Ethnobotanist to speak Nov. 2-3 on modern medicine, indigenous knowledge

Paul Alan Cox
Paul Alan Cox

Ethnobotanist Paul Alan Cox promotes preserving natural resources by preserving traditional ways of life and believes new cures might be found by studying patterns of wellness and disease among indigenous peoples. On Nov. 2 and 3, Cox, executive director of the Institute for Ethnomedicine in Jackson Hole, Wyo., will give presentations at the School of Natural Resources.

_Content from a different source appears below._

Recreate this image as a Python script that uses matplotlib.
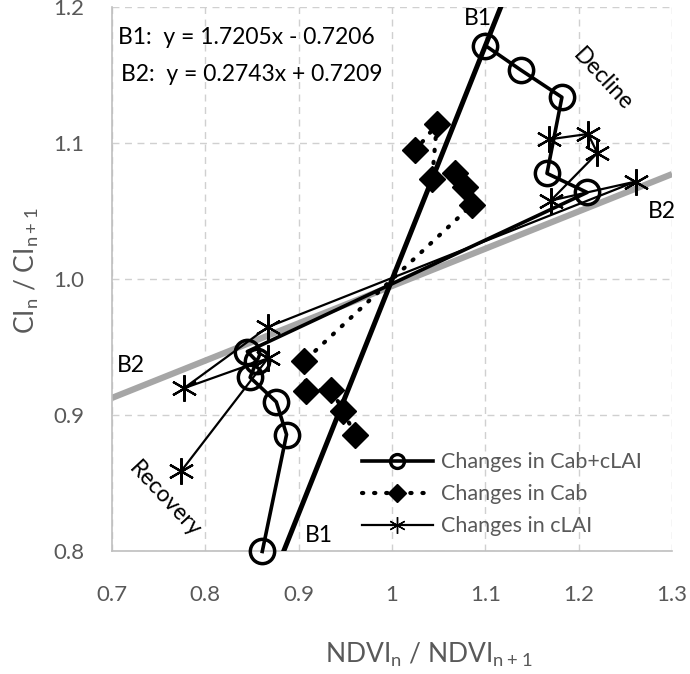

Cox will speak on "Indigenous People and Island Conservation" on Nov. 2, at 7 p.m., a talk geared for a general audience. On Nov. 3 at 3:30 p.m., he will present "Linking Environmental Health to Human Health: Cyanobacterial Blooms and ALS (Lou Gehrig's Disease)," which will be a more technical presentation. Both events will be in the Hardin Hall auditorium at 33rd and Holdredge streets and are free and open to the public.

Cox spent three decades searching the rain forests of the Pacific islands and Southeast Asia for new medicines. His discovery of the anti-AIDS drug candidate prostratin led TIME magazine to name Cox a "Hero of Medicine" in 1997. Cox founded the Berkeley-based non-profit Seacology in 1987, which has built schools, medical clinics, and water supplies in 90 island villages in 41 countries around the world, protecting in the process over 160,000 acres of forests and 1.8 million acres of coral reef.

He found that from Micronesia to Cape Verde and Iceland, indigenous islanders are rarely consulted in the creation of nature preserves despite generations of accumulated wisdom on local ecosystems. Cox will talk about conservation techniques in which villagers own, control and operate natural preserves in return for assistance in building schools, medical clinics, and water supplies.

His current research is focused on finding and fighting the causes of neurodegenerative illnesses including Alzheimer's and Parkinson's disease.

Refreshments and free parking will be available for the Nov. 2 event.